Я вижу себя восседающем на облаке и каким-то посохом рисующем на нем схемы, как я понял, сражений. Я видел себя как бы со стороны, облаченного в сияющие доспехи, трубящего в витиеватый рог — сигнал сбора другим, таким же как и я.


Я видел… сражение! Высоко в небе, блистательные и крылатые, одни — в зеркальных, другие — в зеркально-черных доспехах сражались ангелы, стенка на стенку, и погибшие ангелы падали на землю и разбивались.

И каждый погибший, не зависимо от стороны, которую он занимал — становился слезой в глазах бога, и эта слеза падала на землю, чтобы после возродиться в человеке и стать душой праведника, если ангел воевал в зеркальных доспехах, либо душой злодея — если ангел сражался в доспехах черных.

Но у всех у них был шанс. У праведника — шанс впасть в грех и после пропасть навсегда в аду, у грешника-злодея — возродиться для праведной жизни и исправить свой путь, после чего, пройдя дорогой испытаний — вернуться к богу на небо.

И я тоже плакал глядя на побоище. Но я не жалел о погибших ангелах в черном. Я их ненавидел как убийц моих товарищей — светлых ангелов. Я сокрушался о своих друзьях, занимавших, как я был уверен, правильную сторону.

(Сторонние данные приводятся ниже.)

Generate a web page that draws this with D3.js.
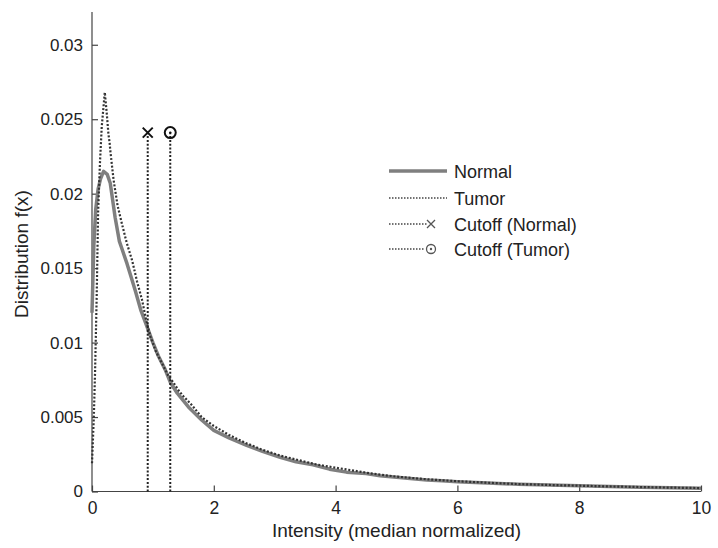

И я кричал к богу, и бил себя в грудь, и сокрушался. Но бог, появившись уже после сражения, закрывал от нас свое лицо, давая нам взамен только утешение и надежду, которые с каждым боем становились все слабее и слабее, так что уже и не врачевали наши души. Мы черствели и ожесточались, но для небесных сражений это было большим благом — уже бесчувственные, мы скоро стали идеальными воинами.

* * *

В самый же момент, когда, казалось, люк в подвал уже почти развалился, чупакабра вдруг остановилась, замерла, после чего вынув свой хвост из пробитого люка, затопала обратно в направлении кухни, и затем, вновь разбив окно, уже другое, исчезла.


Мы тряслись от страха до времени, пока точно не решили, что наступило утро.

Тогда Пашкевич легким ударом ноги вышиб уже никому не нужный люк, который тут же распался на составные — уголки, пробитый лист металла, засов и металлические петли — так он был уже разрушен.